Julia Taylor-Brown's new line of handmade creations, which use fruit as the main ingredient, are available for $4 at the farmers markets in Century City on Thursdays, Bank of America downtown on Fridays and Melrose Place on Sundays.  A fifth-generation Angeleno, Taylor-Brown works with ingredients from local farmers such as Laura Ramirez at J.J.'s Lone Daughter Ranch in Redlands to formulate her vibrant combinations.

Currently, she's offering more than 20 flavors that rotate weekly. There is a punchy basil-grapefruit and a lip-staining blood orange-vanilla bean. We particularly love the antioxidant-rich hibiscus-watermelon, which tastes like everything a SoCal summer should be. It's lightly sweet and balances the floral hit of the watermelon with the earthy tang of hibiscus flowers. 

If you're seeking something with a little more heft, there's a perky espresso-cardamom and the just-right chocolate-chile along with other hyphenated options to tempt. In lieu of milk, Taylor-Brown makes her own coconut-cashew “mylk” — the spelling is to indicate it's not an animal product — to add creaminess. Added bonus: Everything on the menu currently is  vegan-friendly.
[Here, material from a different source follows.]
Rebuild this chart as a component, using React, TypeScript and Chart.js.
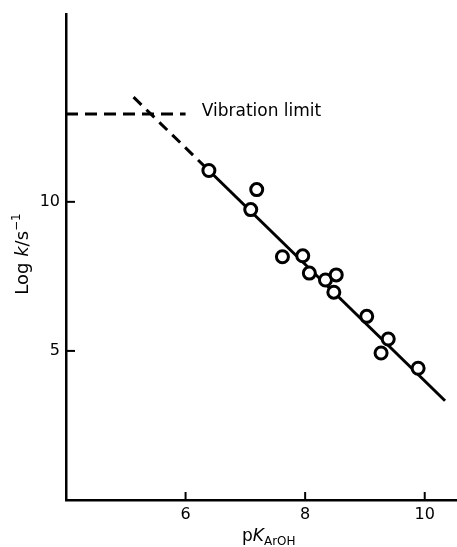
import React, { useEffect, useRef } from "react";
import { Chart, registerables } from "chart.js";

Chart.register(...registerables);

// Data
const pKa = [6.39, 7.19, 7.09, 7.62, 7.96, 8.07, 8.34, 8.52, 8.48, 9.03, 9.39, 9.27, 9.89];
const logK = [11.05, 10.41, 9.74, 8.16, 8.19, 7.61, 7.38, 7.55, 6.97, 6.16, 5.4, 4.93, 4.42];
const fitX = [6.39, 10.34];
const fitY = [11.05, 3.33];
const extX = [5.13, 6.39];
const extY = [13.51, 11.05];
const limitX = [4, 6.0];
const limitY = [12.95, 12.95];
const xTicks = [6, 8, 10];
const yTicks = [5, 10];
const limitLabel = "Vibration limit";
const limitLabelAt = [6.27, 12.95];

const FONT = "'DejaVu Sans', 'Liberation Sans', sans-serif";

const zip = (xs: number[], ys: number[]) => xs.map((x, i) => ({ x, y: ys[i] }));

const overlay = {
  id: "overlay",
  afterDraw(chart: any) {
    const { ctx, chartArea, scales } = chart;
    const x = scales.x;
    const y = scales.y;
    ctx.save();
    ctx.strokeStyle = "#000";
    ctx.fillStyle = "#000";
    ctx.lineWidth = 2;
    // inward tick marks
    for (const v of xTicks) {
      const px = x.getPixelForValue(v);
      ctx.beginPath();
      ctx.moveTo(px, chartArea.bottom);
      ctx.lineTo(px, chartArea.bottom - 8);
      ctx.stroke();
    }
    for (const v of yTicks) {
      const py = y.getPixelForValue(v);
      ctx.beginPath();
      ctx.moveTo(chartArea.left, py);
      ctx.lineTo(chartArea.left + 9, py);
      ctx.stroke();
    }
    // annotation
    ctx.font = `17px ${FONT}`;
    ctx.textBaseline = "alphabetic";
    ctx.textAlign = "left";
    ctx.fillText(limitLabel, x.getPixelForValue(limitLabelAt[0]), y.getPixelForValue(limitLabelAt[1]) + 2);

    // x title: pK_ArOH
    let cx = 242;
    const by = 541;
    ctx.font = `17px ${FONT}`;
    ctx.fillText("p", cx, by);
    cx += ctx.measureText("p").width;
    ctx.font = `italic 17px ${FONT}`;
    ctx.fillText("K", cx, by);
    cx += ctx.measureText("K").width;
    ctx.font = `12px ${FONT}`;
    ctx.fillText("ArOH", cx, by + 4);

    // y title: Log k/s^-1 (rotated)
    ctx.translate(28, 254);
    ctx.rotate(-Math.PI / 2);
    const parts: [string, string, number][] = [
      ["Log ", `18px ${FONT}`, 0],
      ["k", `italic 18px ${FONT}`, 0],
      ["/s", `18px ${FONT}`, 0],
      ["\u22121", `12px ${FONT}`, -8],
    ];
    let total = 0;
    for (const [t, f] of parts) {
      ctx.font = f;
      total += ctx.measureText(t).width;
    }
    let tx = -total / 2;
    for (const [t, f, dy] of parts) {
      ctx.font = f;
      ctx.fillText(t, tx, dy);
      tx += ctx.measureText(t).width;
    }
    ctx.restore();
  },
};

export default function App() {
  const ref = useRef<HTMLCanvasElement | null>(null);
  useEffect(() => {
    if (!ref.current) return;
    const chart = new Chart(ref.current, {
      type: "scatter",
      data: {
        datasets: [
          {
            label: "points",
            data: zip(pKa, logK),
            pointRadius: 6,
            pointBorderWidth: 3,
            borderColor: "#000",
            backgroundColor: "#fff",
            showLine: false,
            order: 0,
          },
          {
            label: "fit",
            data: zip(fitX, fitY),
            showLine: true,
            borderColor: "#000",
            borderWidth: 3,
            pointRadius: 0,
            order: 1,
          },
          {
            label: "extrapolation",
            data: zip(extX, extY),
            showLine: true,
            borderColor: "#000",
            borderWidth: 3,
            borderDash: [11, 7],
            pointRadius: 0,
            order: 1,
          },
          {
            label: "vibration limit",
            data: zip(limitX, limitY),
            showLine: true,
            borderColor: "#000",
            borderWidth: 3,
            borderDash: [12, 7],
            pointRadius: 0,
            order: 1,
          },
        ],
      },
      options: {
        animation: false,
        responsive: false,
        events: [],
        layout: { autoPadding: false, padding: { left: 9, top: 14, right: 0, bottom: 0 } },
        plugins: { legend: { display: false }, tooltip: { enabled: false } },
        scales: {
          x: {
            type: "linear",
            min: 4,
            max: 10.54,
            afterBuildTicks: (s: any) => {
              s.ticks = xTicks.map((v) => ({ value: v }));
            },
            afterFit: (s: any) => {
              s.height = 47;
              s.paddingLeft = 0;
              s.paddingRight = 0;
            },
            ticks: {
              color: "#000",
              font: { family: FONT, size: 16 },
              padding: 5,
              maxRotation: 0,
              autoSkip: false,
              callback: (v: any) => String(v),
            },
            grid: { drawOnChartArea: false, drawTicks: false, color: "rgba(0,0,0,0)" },
            border: { display: true, color: "#000", width: 2.5 },
          },
          y: {
            type: "linear",
            min: 0,
            max: 16.3,
            afterBuildTicks: (s: any) => {
              s.ticks = yTicks.map((v) => ({ value: v }));
            },
            afterFit: (s: any) => {
              s.width = 57;
              s.paddingTop = 0;
              s.paddingBottom = 0;
            },
            ticks: {
              color: "#000",
              font: { family: FONT, size: 16 },
              padding: 6,
              autoSkip: false,
              callback: (v: any) => String(v),
            },
            grid: { drawOnChartArea: false, drawTicks: false, color: "rgba(0,0,0,0)" },
            border: { display: true, color: "#000", width: 2.5 },
          },
        },
      },
      plugins: [overlay],
    });
    return () => chart.destroy();
  }, []);
  return (
    <div style={{ position: "fixed", left: 0, top: 0, width: 457, height: 547, background: "#fff" }}>
      <canvas ref={ref} width={457} height={547} style={{ display: "block" }} />
    </div>
  );
}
Taylor-Brown grew up in Hancock Park. After graduating from the International Culinary Center (formerly the French Culinary Institute) in New York, she worked in marketing at Scott Conant's Scarpetta and then Soho House, when her entrepreneurial spirit took over.

“I wanted to do some sort of food product but wasn't quite sure what. When I was back in LA for my best friend's birthday, I made her some super awesome ice cream (basil mint chip and honey rosemary) and she was like, 'Umm … why aren't you doing something with this?'” she says. 

She happened onto ice pops because she says she “wanted to make something that I could eat on the regs — something I could feel good about having every day if I wanted to. Some balanced, not too sweet, fun infusions — I love playing with flavors — without dairy. “

The sweet goodness is not just limited to markets, either. With her new mobile Teebsie trike, Taylor-Brown will be popping up at street festivals, catered events and food fairs all around town.